Logiquement, plusieurs de ces hauts dignitaires nazis se défaussent devant Goldensohn de leurs responsabilités propres sur les deux absents du procès, Goebbels et Himmler (suicidés). Et aussi, bien entendu, sur le patron, Adolf Hitler. A l’appui de ces défausses, et pour montrer que l'antisémitisme, et ses conséquences, étaient bien une sorte de marotte personnelle du chef, plusieurs évoquent “le testament de Hitler”.
"des moyens plus humains" (Hitler)
On apprend tous les jours : j’ignorais qu’il existât un testament de Hitler, en bonne et dûe forme. De fait, le 29 avril 1945, à quelques heures de son suicide, le Führer a dicté dans son bunker quelques pages, notamment consacrées à la responsabilité, selon lui, des Juifs dans le déclenchement de la seconde guerre mondiale, guerre qu'il se montre enfin conscient d'avoir perdue. J’en extrais le passage suivant :
“Je n’ai laissé aucun doute sur ce point, que si les peuples européens n’étaient, de nouveau, traités que comme des paquets d’actions par ces conjurés internationaux de l’argent et de la finance, alors il serait demandé des comptes à ce peuple qui est le vrai responsable de cette lutte meurtrière : la juiverie ! Je n’ai pas laissé non plus régner l’incertitude sur ceci que, cette fois-ci, des millions d’hommes dans la force de l’âge ne pourraient trouver la mort, et des centaines de milliers de femmes et d’enfants être brûlés et bombardés à mort dans les villes, sans que le véritable responsable n’ait à payer sa faute, même si par des moyens plus humains”.

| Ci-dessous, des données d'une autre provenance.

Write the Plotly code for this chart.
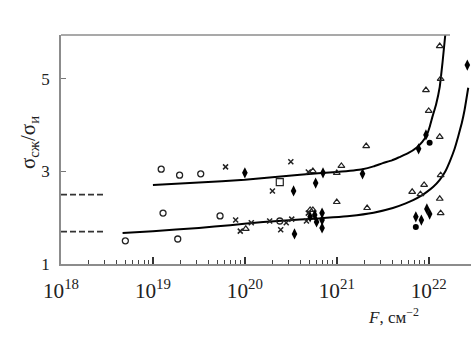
import plotly.graph_objects as go

# ---- data (log10 F, sigma ratio) ----
upper_curve_logF = [19.0, 19.5, 20.0, 20.6, 21.0, 21.28, 21.4, 21.5, 21.6, 21.68, 21.78, 21.87, 21.93,
                    21.98, 22.01, 22.04, 22.08, 22.12, 22.15, 22.18]
upper_curve_val = [2.71, 2.76, 2.82, 2.93, 2.99, 3.05, 3.11, 3.18, 3.24, 3.31, 3.40, 3.52, 3.64,
                   3.79, 3.96, 4.18, 4.45, 4.83, 5.35, 5.95]
lower_curve_logF = [18.67, 19.0, 19.5, 19.84, 20.2, 20.6, 21.14, 21.4, 21.61, 21.75, 21.83, 21.92, 21.98,
                    22.05, 22.12, 22.18, 22.23, 22.28, 22.32, 22.36, 22.39, 22.43]
lower_curve_val = [1.67, 1.71, 1.78, 1.84, 1.91, 1.96, 2.04, 2.11, 2.21, 2.31, 2.38, 2.48, 2.56,
                   2.67, 2.82, 3.00, 3.22, 3.48, 3.75, 4.05, 4.33, 4.81]

ref_levels = [2.5, 1.7]
ref_logF = [18.0, 18.48]

circ_logF = [18.70, 19.09, 19.29, 19.52, 19.11, 19.73, 19.27, 20.38]
circ_val = [1.50, 3.05, 2.92, 2.95, 2.10, 2.04, 1.54, 1.93]

cross_logF = [19.79, 20.50, 20.69, 20.30, 19.90, 19.95, 20.07, 20.27, 20.45, 20.51, 20.39, 20.67, 20.69]
cross_val = [3.10, 3.21, 2.99, 2.58, 1.95, 1.71, 1.89, 1.93, 1.89, 1.97, 1.74, 1.93, 2.10]

sq_logF = [20.38]
sq_val = [2.77]

dia_logF = [20.00, 20.53, 20.77, 20.85, 21.28, 20.54, 20.76, 20.78, 20.84, 20.84, 20.84, 20.71,
            21.97, 21.89, 22.42, 21.86, 21.92, 21.98, 22.01]
dia_val = [2.97, 2.58, 2.75, 2.97, 2.95, 1.65, 2.06, 1.91, 2.10, 1.95, 1.78, 2.02,
           3.79, 3.49, 5.30, 2.02, 1.95, 2.19, 2.08]

tri_logF = [20.74, 21.00, 21.05, 21.32, 21.00, 21.33, 20.71, 20.74, 20.01,
            22.12, 22.13, 21.97, 22.00, 22.12, 22.13, 21.95, 21.82, 21.91, 22.12, 22.13]
tri_val = [3.01, 2.97, 3.12, 3.55, 2.34, 2.21, 2.17, 2.17, 1.76,
           5.71, 5.00, 4.76, 4.31, 3.75, 2.92, 2.71, 2.56, 2.51, 2.41, 2.10]

fcirc_logF = [22.01, 21.86]
fcirc_val = [3.62, 1.80]

ytick_vals = [1, 3, 5]
minor_decades = [18, 19, 20, 21]
minor_digits = [2, 3, 4, 5, 6, 7, 8, 9]

p = lambda a: [10.0 ** v for v in a]
AX = "#8c8c8c"

fig = go.Figure()
for xs, ys in [(upper_curve_logF, upper_curve_val), (lower_curve_logF, lower_curve_val)]:
    fig.add_trace(go.Scatter(x=p(xs), y=ys, mode="lines",
                             line=dict(color="black", width=2, shape="spline", smoothing=0.4)))
for lv in ref_levels:
    fig.add_trace(go.Scatter(x=p(ref_logF), y=[lv, lv], mode="lines",
                             line=dict(color="#333", width=1.6, dash="6px,3px")))

fig.add_trace(go.Scatter(x=p(circ_logF), y=circ_val, mode="markers",
                         marker=dict(symbol="circle-open", size=6, color="#222", line=dict(width=1.3))))
fig.add_trace(go.Scatter(x=p(cross_logF), y=cross_val, mode="markers",
                         marker=dict(symbol="x-thin-open", size=5, color="#222", line=dict(width=1.5))))
fig.add_trace(go.Scatter(x=p(sq_logF), y=sq_val, mode="markers",
                         marker=dict(symbol="square-open", size=7, color="#222", line=dict(width=1.2))))
fig.add_trace(go.Scatter(x=p(tri_logF), y=tri_val, mode="markers",
                         marker=dict(symbol="triangle-up-open", size=6, color="#222", line=dict(width=1.2))))
fig.add_trace(go.Scatter(x=p(dia_logF), y=dia_val, mode="markers",
                         marker=dict(symbol="diamond-tall", size=8, color="black")))
fig.add_trace(go.Scatter(x=p(fcirc_logF), y=fcirc_val, mode="markers",
                         marker=dict(symbol="circle", size=6, color="black")))

minor_vals = [d * 10.0 ** e for e in minor_decades for d in minor_digits]

# invisible trace on the minor-tick axis so that axis is drawn
fig.add_trace(go.Scatter(x=[minor_vals[0]], y=[1.0], xaxis="x2", yaxis="y", mode="markers",
                         marker=dict(size=1, opacity=0), hoverinfo="skip"))

SERIF = "Liberation Serif"
fig.update_layout(
    width=471, height=344,
    margin=dict(l=61, r=0, t=35, b=80),
    paper_bgcolor="white", plot_bgcolor="white",
    showlegend=False,
    font=dict(family=SERIF, size=17, color="#222"),
    xaxis=dict(type="log", range=[18, 22.46], showgrid=False, zeroline=False,
               showline=True, linecolor=AX, linewidth=1.5,
               tickmode="linear", tick0=0, dtick=1,
               exponentformat="power", showexponent="all",
               ticks="inside", ticklen=7, tickcolor="#333", tickwidth=1.5,
               ticklabelstandoff=8),
    xaxis2=dict(type="log", range=[18, 22.46], overlaying="x", anchor="y", side="bottom",
                showgrid=False, zeroline=False, showline=False,
                tickmode="array", tickvals=minor_vals, showticklabels=False,
                ticks="inside", ticklen=4, tickcolor="#444", tickwidth=1.2),
    yaxis=dict(range=[1, 5.95], showgrid=False, zeroline=False,
               showline=True, linecolor=AX, linewidth=1.5,
               ticks="inside", ticklen=5, tickcolor="#777",
               tickvals=ytick_vals, ticktext=[str(v) for v in ytick_vals],
               ticklabelstandoff=6),
    shapes=[dict(type="line", xref="paper", yref="paper", x0=0, x1=(450 - 61) / 410, y0=1, y1=1,
                 line=dict(color=AX, width=1.5))],
    annotations=[
        dict(text="σ<sub>сж</sub>/σ<sub>и</sub>", xref="paper", yref="paper",
             x=(29 - 61) / 410, y=(264 - 143) / 229, textangle=-90, showarrow=False,
             font=dict(family=SERIF, size=21), xanchor="center", yanchor="middle"),
        dict(text="<i>F</i>, см<sup>−2</sup>", xref="paper", yref="paper",
             x=(393 - 61) / 410, y=(264 - 316) / 229, showarrow=False,
             font=dict(family=SERIF, size=17), xanchor="center", yanchor="middle"),
    ],
)
fig.write_html("out.html")
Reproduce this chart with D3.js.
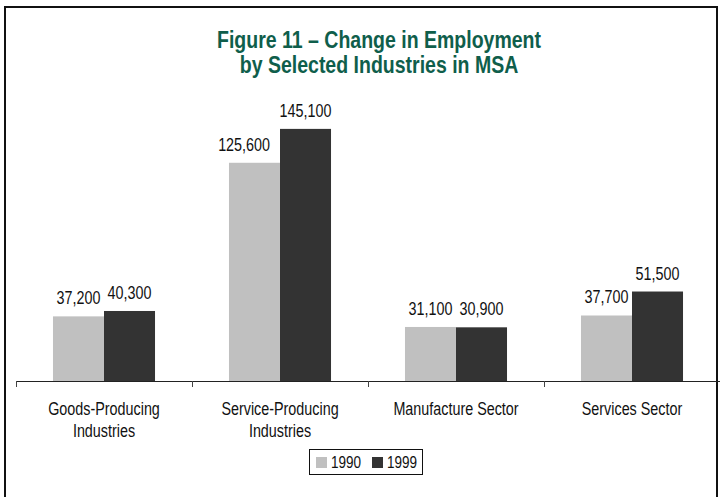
<!DOCTYPE html>
<html>
<head>
<meta charset="utf-8">
<script src="https://cdn.jsdelivr.net/npm/d3@7"></script>
<style>
  html, body { margin: 0; padding: 0; background: #fff; }
  svg { display: block; }
  text { font-family: "Liberation Sans", Arial, sans-serif; }
</style>
</head>
<body>
<svg id="chart" width="720" height="497"></svg>
<script>
const titleLines = ["Figure 11 \u2013 Change in Employment", "by Selected Industries in MSA"];
const categories = [["Goods-Producing", "Industries"], ["Service-Producing", "Industries"], ["Manufacture Sector"], ["Services Sector"]];
const seriesNames = ["1990", "1999"];
const values1990 = [37200, 125600, 31100, 37700];
const values1999 = [40300, 145100, 30900, 51500];
const colors = ["#c0c0c0", "#333333"];

// horizontal squeeze that gives the regular sans a narrow cut
const NARROW = 0.82;

const svg = d3.select("#chart");

function narrowText(parent, x, y, str, size, opts = {}) {
  return parent.append("text")
    .attr("transform", `translate(${x},${y}) scale(${NARROW},1)`)
    .attr("text-anchor", opts.anchor || "middle")
    .attr("font-size", size)
    .attr("font-weight", opts.weight || "normal")
    .attr("fill", opts.fill || "#111")
    .text(str);
}

// outer frame
svg.append("rect")
  .attr("x", 5).attr("y", 7).attr("width", 712).attr("height", 500)
  .attr("fill", "none").attr("stroke", "#111").attr("stroke-width", 2);

// title
titleLines.forEach((t, i) => {
  narrowText(svg, 379, 48 + i * 25, t, 23.8, { weight: "bold", fill: "#0f5e4b" });
});

const x0 = d3.scaleBand().domain(d3.range(categories.length)).range([16, 720]).paddingInner(0).paddingOuter(0);
const x1 = d3.scaleBand().domain(seriesNames).range([0, x0.bandwidth()]).paddingInner(0).paddingOuter(0.725);
const y = d3.scaleLinear().domain([0, 160000]).range([381, 103]);

const data = categories.map((c, i) => ({ i, vals: [values1990[i], values1999[i]] }));

const groups = svg.append("g").selectAll("g").data(data).join("g")
  .attr("transform", d => `translate(${x0(d.i)},0)`);

groups.selectAll("rect").data(d => d.vals.map((v, k) => ({ v, k }))).join("rect")
  .attr("x", d => x1(seriesNames[d.k]))
  .attr("y", d => y(d.v))
  .attr("width", x1.bandwidth())
  .attr("height", d => y(0) - y(d.v))
  .attr("fill", d => colors[d.k]);

// value labels; a label that would run into a taller neighbouring bar slides left
groups.each(function(d) {
  const g = d3.select(this);
  d.vals.forEach((v, k) => {
    const cx = x1(seriesNames[k]) + x1.bandwidth() / 2;
    const ty = y(v) - 12;
    const t = narrowText(g, cx, ty, d3.format(",")(v), 17.5);
    if (k === 0 && y(d.vals[1]) < ty) {
      const w = t.node().getComputedTextLength() * NARROW;
      const barStart = x1(seriesNames[1]);
      if (cx + w / 2 > barStart) {
        t.attr("transform", `translate(${barStart - 10 - w / 2},${ty}) scale(${NARROW},1)`);
      }
    }
  });
});

// category axis
const axis = svg.append("g");
axis.append("line")
  .attr("x1", 16).attr("x2", 720).attr("y1", 381.5).attr("y2", 381.5)
  .attr("stroke", "#222").attr("stroke-width", 1.2);
axis.selectAll("line.tick").data(d3.range(categories.length)).join("line")
  .attr("class", "tick")
  .attr("x1", d => x0(d) + 0.5).attr("x2", d => x0(d) + 0.5)
  .attr("y1", 381).attr("y2", 387)
  .attr("stroke", "#444").attr("stroke-width", 1);

categories.forEach((c, i) => {
  const cx = x0(i) + x0.bandwidth() / 2;
  c.forEach((t, j) => narrowText(axis, cx, 415 + j * 22, t, 17.5));
});

// legend
const leg = svg.append("g");
leg.append("rect")
  .attr("x", 309.5).attr("y", 449.5).attr("width", 113).attr("height", 25)
  .attr("fill", "#fff").attr("stroke", "#111").attr("stroke-width", 1);
const legX = [316, 372];
seriesNames.forEach((s, k) => {
  leg.append("rect").attr("x", legX[k]).attr("y", 457).attr("width", 11).attr("height", 11).attr("fill", colors[k]);
  narrowText(leg, legX[k] + 15, 468, s, 16.5, { anchor: "start" });
});
</script>
</body>
</html>
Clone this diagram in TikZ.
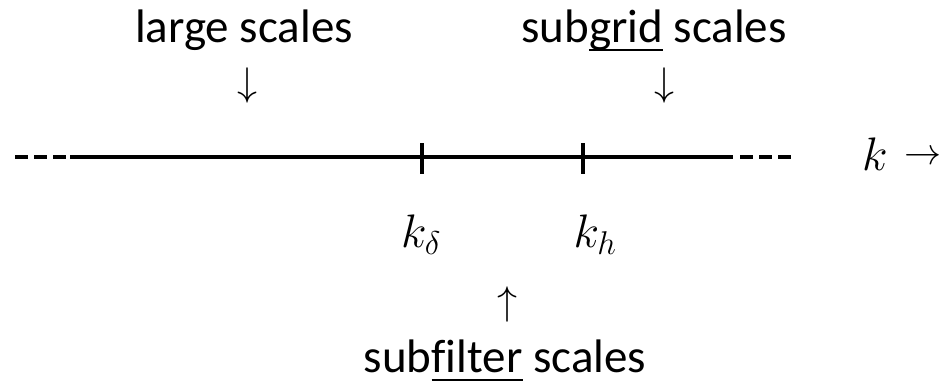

“Des moyens plus humains”.
Ne me faites pas dire davantage que ce que je dis ici : les circonstances, le déclenchement, le contexte, l'ampleur, et surtout la clarté de l'intention génocidaire, de l'extermination des Juifs et du massacre actuel des Palestiniens, tout diffère bien entendu. Je note une coïncidence dans l’emploi d'un mot, rien de plus.